Campaigning for the May elections already started at the end of last year - an indication of the significance of the day.
After 25 May there will be no more elections at the federal and regional level for five years, a rarity in a country with multiple levels of government. So the stakes are high: if you are voted in, you are in until 2019. If not, it means a half decade in the political wilderness.
Whether you are a fan of De Wever’s politics or not - he heads a party that is seen as anti-immigrant and nationalistic - he sets the tone of the political discussion in the northern part of Belgium.
His party wants Belgium to split in two: Flanders, the richer northern part of the country, where 60 percent of the population lives, and Wallonia, the French-speaking poorer part in the south.
The N-VA (new Flemish Alliance) believes that without Wallonia, Flanders would be much richer, more efficient, less corrupt and less old-fashioned.
De Wever, who is also mayor of Antwerp, is seen as the politician who will bring about change.
In Belgium there is no nation-wide voting. Flemish voters can only vote for Flemish politicians and Francophones for French-speaking ones.
De Wever is aiming for at least 30 percent of the Flemish vote to ensure he cannot be excluded when it comes to forming a coalition. His party will probably become the biggest party in Flanders, but given the fragmentation of Belgian politics, De Wever fears being ignored if the party does not scoop one third of the vote. It is a threshold that is seen as ambitious, but possible.
This puts the N-VA in a dilemma, one that will become increasingly apparent as election day approaches.
The party has to be radical enough to please its faithful, but moderate enough to attract new voters. And that goes for both EU and national level.
When it comes to the Belgian elections (federal and regional), the N-VA has to balance the demand for further institutional reform (the party wants to devolve more power to the regional level) and the need for strong socio-economic reform.
Nobody wants to relive the political crisis of a few years ago, when the country was without a government for more than 500 days.
And when it comes to the European elections, the problem is finding the right tone and message on the EU.
The EU dimension will also affect De Wever’s attempts to poach voters from the Vlaams Belang, which is on the hard right and Belgium’s only outright eurosceptic party.
He needs some Vlaams Belang voters in order to achieve his goal of being indispensable when it comes to future government-making.
To complicate matters even more, the person heading the N-VA list is himself a well-known and outspoken critic of the euro. Johan Van Overtveldt is an economist and former editor-in-chief of a financial weekly in which he often argued that the single currency is unsustainable. Today he presents himself as a “eurorealist.”
And the EU parliament
And then - in Belgium the complexity of politics is unending - there’s the matter of the political groups in the EU parliament.
Today the single N-VA deputy in the EU assembly is part of the Greens/European Free Alliance. Besides the Greens, this group consists of small, nationalist parties. The group is mainly left wing, while the N-VA in recent years has clearly moved to the right.
This means N-VA will probably have to leave the group.

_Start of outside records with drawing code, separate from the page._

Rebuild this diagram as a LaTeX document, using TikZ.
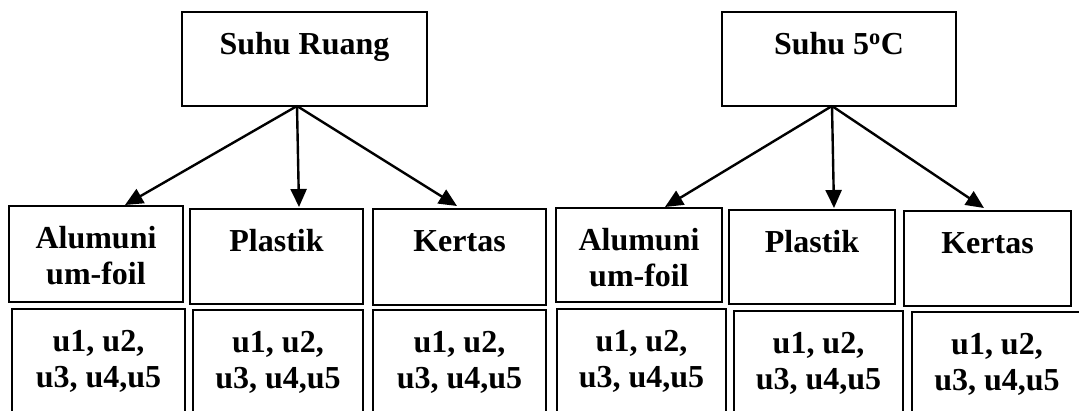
\documentclass[tikz,border=0pt]{standalone}
\usepackage{fontspec}
\setmainfont{Liberation Serif}
\usetikzlibrary{arrows.meta}
\newcommand{\cellbox}[3]{\parbox[t][#2pt][t]{#1pt}{\centering\rule{0pt}{42pt}#3\par}}
\begin{document}
\begin{tikzpicture}[x=1pt,y=-1pt,
  box/.style={draw, line width=2pt, inner sep=0pt, outer sep=0pt, anchor=north west,
    font=\bfseries\fontsize{32}{36.5}\selectfont},
  arr/.style={line width=2.4pt, -{Triangle[length=18pt,width=16pt]}}]
\useasboundingbox (0,0) rectangle (1079,410);
\clip (0,0) rectangle (1079,410);
% top boxes
\node[box] (t1) at (182,12) {\cellbox{245}{94}{Suhu Ruang}};
\node[box] (t2) at (722,12) {\cellbox{234}{94}{Suhu 5\textsuperscript{o}C}};
% material boxes
\node[box] (a1) at (9,206)   {\cellbox{174}{96}{Alumuni\\um-foil}};
\node[box] (p1) at (190,209) {\cellbox{173}{95}{Plastik}};
\node[box] (k1) at (373,209) {\cellbox{173}{96}{Kertas}};
\node[box] (a2) at (556,208) {\cellbox{166}{94}{Alumuni\\um-foil}};
\node[box] (p2) at (729,210) {\cellbox{166}{94}{Plastik}};
\node[box] (k2) at (904,211) {\cellbox{167}{95}{Kertas}};
% unit boxes
\node[box] (u1) at (12,309)  {\cellbox{173}{130}{u1, u2,\\u3, u4,u5}};
\node[box] (u2) at (193,310) {\cellbox{170}{130}{u1, u2,\\u3, u4,u5}};
\node[box] (u3) at (373,310) {\cellbox{173}{130}{u1, u2,\\u3, u4,u5}};
\node[box] (u4) at (557,309) {\cellbox{169}{130}{u1, u2,\\u3, u4,u5}};
\node[box] (u5) at (734,311) {\cellbox{169}{130}{u1, u2,\\u3, u4,u5}};
\node[box] (u6) at (912,312) {\cellbox{170}{130}{u1, u2,\\u3, u4,u5}};
% arrows
\draw[arr] ([xshift=-7.5pt]t1.south) -- ([xshift=29pt,yshift=1pt]a1.north);
\draw[arr] ([xshift=-7.5pt]t1.south) -- ([xshift=22.5pt,yshift=2pt]p1.north);
\draw[arr] ([xshift=-7.5pt]t1.south) -- ([xshift=-2.5pt,yshift=3pt]k1.north);
\draw[arr] ([xshift=-7pt]t2.south) -- ([xshift=26pt,yshift=1pt]a2.north);
\draw[arr] ([xshift=-7pt]t2.south) -- ([xshift=22pt,yshift=2pt]p2.north);
\draw[arr] ([xshift=-7pt]t2.south) -- ([xshift=-3.5pt,yshift=3pt]k2.north);
\end{tikzpicture}
\end{document}
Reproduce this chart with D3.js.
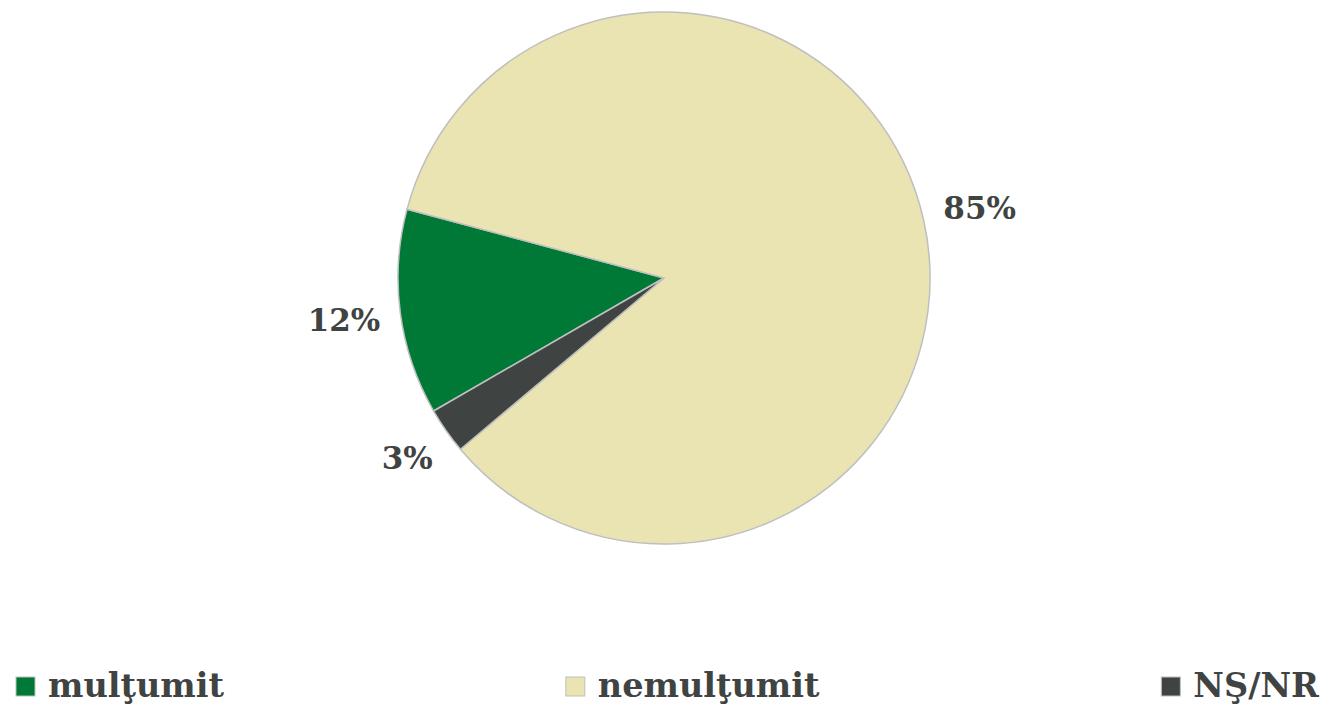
<!DOCTYPE html>
<html>
<head>
<meta charset="utf-8">
<script src="https://cdn.jsdelivr.net/npm/d3@7"></script>
<style>
  body { margin: 0; background: #fff; }
  text { font-family: Georgia, "DejaVu Serif", serif; font-weight: bold; fill: #3f4442; }
</style>
</head>
<body>
<div id="chart"></div>
<script>
// data (shares, labels rounded)
var categories = ["mulţumit", "nemulţumit", "NŞ/NR"];
var values = [12.5, 84.7, 2.8];
var labels = ["12%", "85%", "3%"];
var colors = ["#007836", "#e9e4b1", "#3f4442"];

var width = 1326, height = 706;
var cx = 664, cy = 278, radius = 266;
var labelGap = 19;

var svg = d3.select("#chart").append("svg")
    .attr("width", width)
    .attr("height", height);

var data = categories.map(function (c, i) {
    return { name: c, value: values[i], label: labels[i], color: colors[i] };
});

// first slice starts at 240 deg, clockwise
var pie = d3.pie()
    .sort(null)
    .value(function (d) { return d.value; })
    .startAngle(Math.PI * 4 / 3)
    .endAngle(Math.PI * 4 / 3 + Math.PI * 2);

var arc = d3.arc().innerRadius(0).outerRadius(radius);

var g = svg.append("g")
    .attr("transform", "translate(" + cx + "," + cy + ")");

g.selectAll("path.slice")
    .data(pie(data))
    .enter().append("path")
    .attr("class", "slice")
    .attr("d", arc)
    .attr("fill", function (d) { return d.data.color; })
    .attr("stroke", "#bfbfbf")
    .attr("stroke-width", 1.5)
    .attr("stroke-linejoin", "round");

// outside labels: box edge sits labelGap away from the rim
g.selectAll("text.lbl")
    .data(pie(data))
    .enter().append("text")
    .attr("class", "lbl")
    .attr("text-anchor", "middle")
    .attr("dy", "0.35em")
    .style("font-size", "31px")
    .text(function (d) { return d.data.label; })
    .attr("transform", function (d) {
        var bb = this.getBBox();
        var a = (d.startAngle + d.endAngle) / 2;
        var sx = Math.sin(a), sy = -Math.cos(a);
        var r = radius + labelGap + Math.abs(sx) * bb.width / 2 + Math.abs(sy) * bb.height / 2 * 0.75;
        return "translate(" + (r * sx) + "," + (r * sy) + ")";
    });

// legend, spread with equal gaps across the bottom
var legend = svg.append("g").attr("class", "legend");
var items = legend.selectAll("g.item")
    .data(data)
    .enter().append("g")
    .attr("class", "item");

items.append("rect")
    .attr("x", 0)
    .attr("y", -20)
    .attr("width", 19)
    .attr("height", 19)
    .attr("fill", function (d) { return d.color; })
    .attr("stroke", "#bfbfbf")
    .attr("stroke-width", 1);

items.append("text")
    .attr("x", 32)
    .attr("y", 0)
    .style("font-size", "33.5px")
    .text(function (d) { return d.name; });

var widths = [];
items.each(function () { widths.push(this.getBBox().width); });
var left = 16, right = 1320;
var gap = (right - left - d3.sum(widths)) / (widths.length - 1);
var xpos = left;
items.attr("transform", function (d, i) {
    var t = "translate(" + xpos + ",697)";
    xpos += widths[i] + gap;
    return t;
});
</script>
</body>
</html>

Logically, N-VA could team up with the British Conservatives, but they are probably too eurosceptic for the average Flemish voter. And that is why the N-VA remains coy about which EU parliamentary group it will eventually join.
In terms of seats, Belgium is unlikely to become more eurosceptic en bloc. Sure, the “eurorealist” N-VA representation will increase (from possibly one to three MEPs), but the far-right Vlaams Belang is set to lose, going from three MEPs to one.
All other Belgian parties, both Flemish and French speaking, are pro-EU.
Among these, the left-wing parties place emphasis on having “a different Europe.” The social democrats and the greens (in both the north and south of the country) reject the EU’s austerity policy. They say Europe compounded the crisis, with too much focus on slashing spending and not enough on stimulus.
The centre and right-wing parties (Christian Democrats and Liberals) also have points of criticism. However, they do not want less Europe or another Europe, they want more Europe - to better tackle social problems and keep control of the financial sector.
Most prominent in this last group is Guy Verhofstadt, a former prime minister and candidate for the job of commission president.
In his customary frank style, Verhofstadt is campaigning for the role with a very federalist programme. Although not many in Belgium view the programme as realistic, Verhofstadt remains a popular politician.
Another person to watch is Marianne Thyssen, head of the Flemish Christian Democrat’s list. She has been an MEP for years, has a good reputation and may therefore be the next Belgian commissioner, although Flemish liberal Karel De Gucht, currently EU trade commissioner, wants to stay put.
The decision on the next Belgian commissioner will be made during coalition talks for the next federal government, which means Thyssen has a good chance of ousting him.
Belgian voters will elect 21 MEPs to the 751-strong European Parliament on 25 May.